Les lecteurs ne pourront rester indifférents à son amour des mots et aux émotions que lui procure la lecture, notamment celle d'une anthologie "à découvrir en classe quand on veut" :

"Mondes étrangers ouverts par un seul livre, bizarrerie d'un A noir, gracilité de mots comme ombelle, gibus, extraits dont les points de suspension finals promettent d'inaccessibles délices :  Meaulnes se trouvait là dans le bonheur le plus calme du monde...  Une petite fille de charbonnage pourra-t-elle comme Meaulnes poursuivre le pierrot fantasque et ce plus-calme-du-monde ?"

Le ton est à la fois lucide et poétique.  Plein d'humour aussi lorsque, par exemple, elle maudit les participes passés ou lorsqu'elle évoque les maillots en laine que leur confectionnait sa mère.

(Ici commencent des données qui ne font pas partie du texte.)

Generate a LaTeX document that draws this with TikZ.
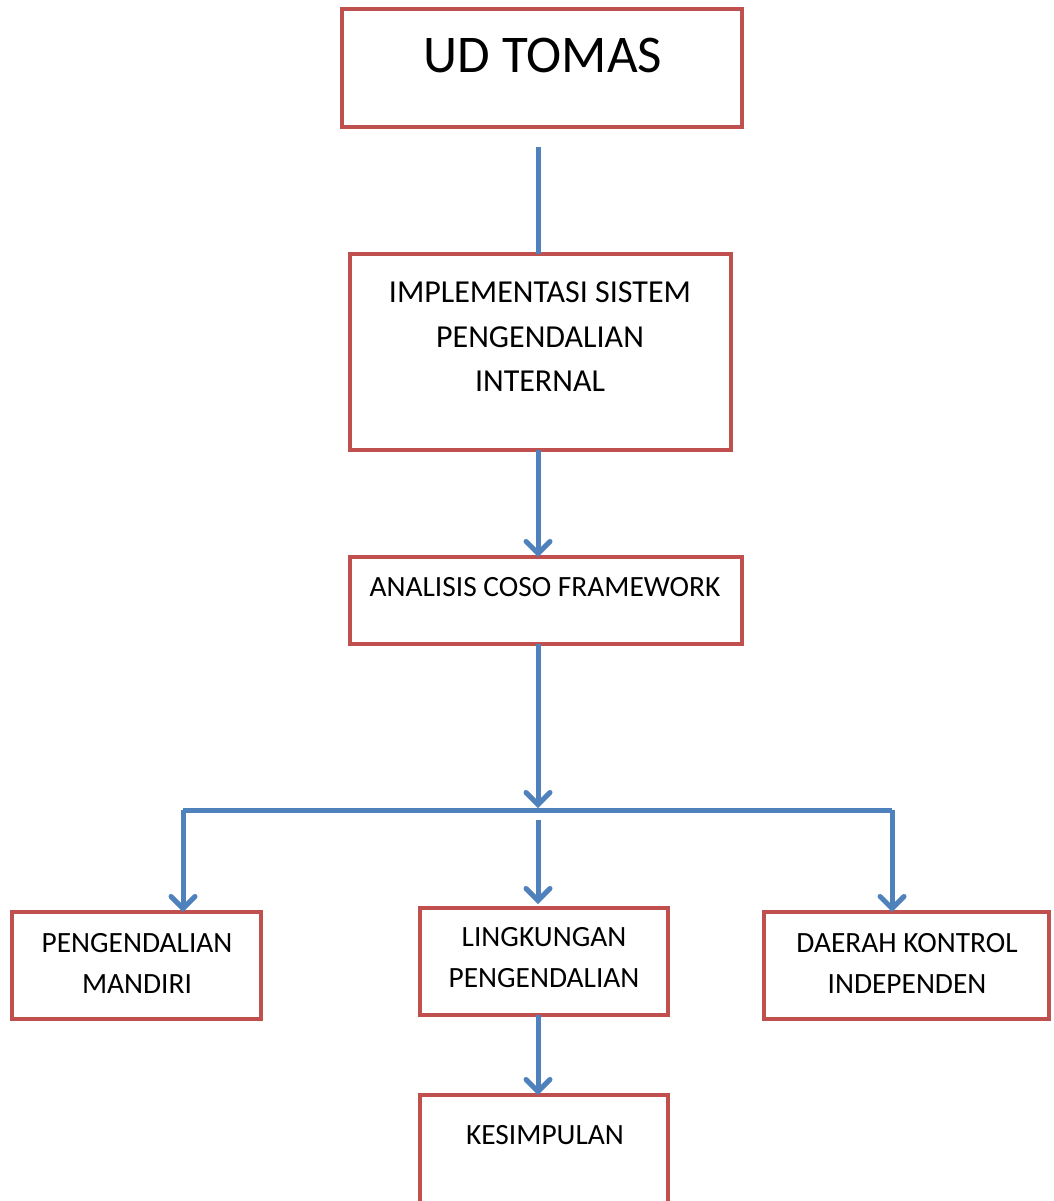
\documentclass[tikz,border=0pt]{standalone}
\usepackage{fontspec}
\setmainfont{Carlito}
\usetikzlibrary{arrows.meta,calc}
\definecolor{boxred}{HTML}{C0504D}
\definecolor{linkblue}{HTML}{4F81BD}
\begin{document}
\begin{tikzpicture}[x=1pt,y=-1pt,
  box/.style={draw=boxred, line width=4.5pt, rectangle, inner sep=0pt, outer sep=0pt, anchor=north west},
  txt/.style={font=\fontsize{29.4}{41}\selectfont, align=center, inner sep=0pt},
  link/.style={draw=linkblue, line width=5pt},
  arr/.style={link, -{Straight Barb[length=12pt,width=24pt,line cap=round]}}]
\useasboundingbox (0,0) rectangle (1053,1201);
\clip (0,0) rectangle (1053,1201);
% boxes
\node[box, minimum width=400pt, minimum height=118pt] (top) at (342,9) {};
\node[box, minimum width=381pt, minimum height=196pt] (impl) at (350,254) {};
\node[box, minimum width=392pt, minimum height=87pt] (ana) at (350,557) {};
\node[box, minimum width=249pt, minimum height=107pt] (left) at (12,912) {};
\node[box, minimum width=248pt, minimum height=107pt] (mid) at (420,908) {};
\node[box, minimum width=285pt, minimum height=107pt] (right) at (764,912) {};
\node[box, minimum width=248pt, minimum height=140pt] (kes) at (420,1095) {};
% texts
\node[txt, font=\fontsize{53}{60}\selectfont] (ttop) at (543,55) {UD TOMAS};
\node[txt, font=\fontsize{32}{44.5}\selectfont] (timpl) at (540,337) {IMPLEMENTASI SISTEM\\PENGENDALIAN\\INTERNAL};
\node[txt] (tana) at (545,587) {ANALISIS COSO FRAMEWORK};
\node[txt] (tleft) at (137,963) {PENGENDALIAN\\MANDIRI};
\node[txt] (tmid) at (544,958) {LINGKUNGAN\\PENGENDALIAN};
\node[txt] (tright) at (907,963) {DAERAH KONTROL\\INDEPENDEN};
\node[txt] (tkes) at (545,1135) {KESIMPULAN};
% connectors
\coordinate (c0) at (538,147);
\coordinate (j) at (538,808);
\coordinate (hl) at (183,810);
\coordinate (hr) at (892,810);
\coordinate (m0) at (538,820);
\draw[link] (c0) -- (c0 |- impl.north);
\draw[arr] (c0 |- impl.south) -- (c0 |- ana.north);
\draw[arr] (c0 |- ana.south) -- (j);
\draw[link] (hl) -- (hr);
\draw[arr] (hl) -- (hl |- left.north);
\draw[arr] (m0) -- ($(m0 |- mid.north)+(0,-4)$);
\draw[arr] (hr) -- (hr |- right.north);
\draw[arr] (c0 |- mid.south) -- (c0 |- kes.north);
\end{tikzpicture}
\end{document}
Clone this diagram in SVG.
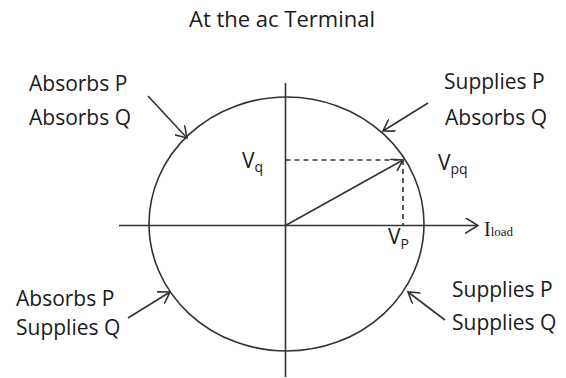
<svg xmlns="http://www.w3.org/2000/svg" width="566" height="378" viewBox="0 0 566 378">
<style>
.t{font-family:"Open Sans","Liberation Sans",sans-serif;font-size:21px;fill:#1a1a1a}
.v{font-family:"Open Sans","Liberation Sans",sans-serif;font-size:21px;fill:#1a1a1a}
.s{font-family:"Open Sans","Liberation Sans",sans-serif;font-size:14px;fill:#1a1a1a}
.ln{stroke:#333;stroke-width:1.6;fill:none}
.dash{stroke:#333;stroke-width:1.6;fill:none;stroke-dasharray:5,4}
</style>
<defs>
<marker id="big" markerUnits="userSpaceOnUse" viewBox="0 0 14 16" refX="13" refY="8" markerWidth="14" markerHeight="16" orient="auto">
<path d="M0,0 L13,8 L0,16" fill="none" stroke="#333" stroke-width="1.6"/>
</marker>
<marker id="sm" markerUnits="userSpaceOnUse" viewBox="0 0 12 14" refX="11" refY="7" markerWidth="12" markerHeight="14" orient="auto">
<path d="M0,0 L11,7 L0,14" fill="none" stroke="#333" stroke-width="1.6"/>
</marker>
</defs>
<rect width="566" height="378" fill="#fff"/>
<g id="title"><text class="t" x="189" y="27" style="font-size:22px">At the  ac Terminal</text></g>
<g id="circle"><ellipse class="ln" cx="286.5" cy="224" rx="137.5" ry="127"/></g>
<g id="connectors">
<line class="ln" x1="285.5" y1="83" x2="285.5" y2="377"/>
<line class="ln" x1="119" y1="225.5" x2="478" y2="225.5" marker-end="url(#big)"/>
<line class="ln" x1="285.5" y1="225.5" x2="403" y2="160" marker-end="url(#sm)"/>
<line class="dash" x1="285.5" y1="160" x2="403" y2="160"/>
<line class="dash" x1="403" y1="160" x2="403" y2="225.5"/>
<line class="ln" x1="148" y1="96" x2="187" y2="138" marker-end="url(#sm)"/>
<line class="ln" x1="428" y1="103" x2="383" y2="131" marker-end="url(#sm)"/>
<line class="ln" x1="128" y1="318" x2="170" y2="292" marker-end="url(#sm)"/>
<line class="ln" x1="445" y1="320" x2="408" y2="292" marker-end="url(#sm)"/>
</g>
<g id="q2"><text class="t" x="29" y="91">Absorbs P</text><text class="t" x="29" y="125">Absorbs Q</text></g>
<g id="q1"><text class="t" x="444" y="89">Supplies P</text><text class="t" x="445" y="125">Absorbs Q</text></g>
<g id="q3"><text class="t" x="16" y="306">Absorbs P</text><text class="t" x="16" y="335">Supplies Q</text></g>
<g id="q4"><text class="t" x="452" y="297">Supplies P</text><text class="t" x="452" y="330">Supplies Q</text></g>
<g id="vq"><text class="v" x="242" y="168">V<tspan class="s" dy="4">q</tspan></text></g>
<g id="vpq"><text class="v" x="438" y="170">V<tspan class="s" dy="4">pq</tspan></text></g>
<g id="vp"><text class="v" x="388" y="244">V<tspan class="s" dy="5">P</tspan></text></g>
<g id="iload"><text x="484" y="236" style="font-family:'Liberation Serif',serif;font-size:20px;fill:#1a1a1a">I<tspan style="font-size:13px">load</tspan></text></g>
</svg>
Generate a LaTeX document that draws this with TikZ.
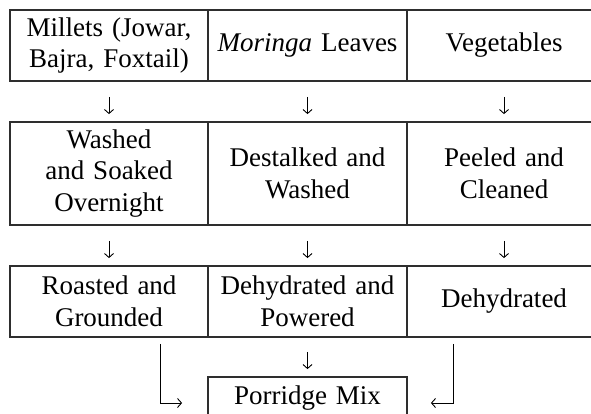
\documentclass[tikz,border=0pt]{standalone}
\usepackage{fontspec}
\setmainfont{Liberation Serif}
\usetikzlibrary{arrows.meta}
\begin{document}
\begin{tikzpicture}[x=1pt,y=-1pt,
  cell/.style={draw=black!82, line width=1.8pt, rectangle, inner sep=0pt,
    align=center, font=\fontsize{27}{31.5}\selectfont, text width=190pt},
  flow/.style={-{Straight Barb[length=4pt,width=9pt]}, line width=0.9pt,
    shorten <=15pt, shorten >=7pt},
  corner/.style={-{Straight Barb[length=4pt,width=9pt]}, line width=0.9pt}
]
\useasboundingbox (0,0) rectangle (591,414);
% row 1
\node[cell, minimum width=198pt, minimum height=71pt] (a1) at (109,45.5) {Millets (Jowar,\\Bajra, Foxtail)};
\node[cell, minimum width=199pt, minimum height=71pt] (b1) at (307.5,45.5) {\textit{Moringa} Leaves};
\node[cell, minimum width=194pt, minimum height=71pt] (c1) at (504,45.5) {Vegetables};
% row 2
\node[cell, minimum width=198pt, minimum height=103pt] (a2) at (109,173.5) {Washed\\and Soaked\\Overnight};
\node[cell, minimum width=199pt, minimum height=103pt] (b2) at (307.5,173.5) {Destalked and\\Washed};
\node[cell, minimum width=194pt, minimum height=103pt] (c2) at (504,173.5) {Peeled and\\Cleaned};
% row 3
\node[cell, minimum width=198pt, minimum height=71pt] (a3) at (109,301.5) {Roasted and\\Grounded};
\node[cell, minimum width=199pt, minimum height=71pt] (b3) at (307.5,301.5) {Dehydrated and\\Powered};
\node[cell, minimum width=194pt, minimum height=71pt] (c3) at (504,301.5) {Dehydrated};
% final
\node[cell, minimum width=199pt, minimum height=42pt] (pm) at (307.5,398) {Porridge Mix};
% arrows
\draw[flow] (a1.south) -- (a2.north);
\draw[flow] (b1.south) -- (b2.north);
\draw[flow] (c1.south) -- (c2.north);
\draw[flow] (a2.south) -- (a3.north);
\draw[flow] (b2.south) -- (b3.north);
\draw[flow] (c2.south) -- (c3.north);
\draw[flow, shorten <=14pt] (b3.south) -- (pm.north);
\draw[corner] ([shift={(51,6)}]a3.south) |- ([shift={(-25,5)}]pm.west);
\draw[corner] ([shift={(-51,6)}]c3.south) |- ([shift={(23,5)}]pm.east);
\end{tikzpicture}
\end{document}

"(...) je LES ai mangées, digérées, cacayées, ce dernier mot pour la vengeance contre cette grammaire où elle croyait briller."

Mélie se cherche, se construit dans cet univers où se bousculent les cultures, les langues, les origines socio-économiques.  Son parcours, ses choix reflètent ceux d'une société en évolution.  Le ton devient plus nostalgique lorsqu'après avoir parcouru en deux étapes les années 40-44 et 45-49, on fait un grand bon en avant et on retrouve notre héroïne à des années lumières, dans un autre siècle, un autre millénaire - en 2009 !  Les charbonnages ont disparu !  Avec les années passées, lorsque la vie l'oblige à regarder en arrière, les souvenirs se font doux-amers...
En bref, un récit historico-sociologique qui ne se prend pas la tête et nous emmène pour une bien jolie balade dans nos souvenirs collectifs.  L'occasion également d'interroger - tant qu'on en a encore la chance - nos proches qui ont vécu cette période de NOTRE histoire et, pourquoi pas, de se replonger dans les albums de photos de famille...
La version papier sera disponible courant septembre mais ce récit est déjà disponible en version numérique sur les plates-formes de téléchargement.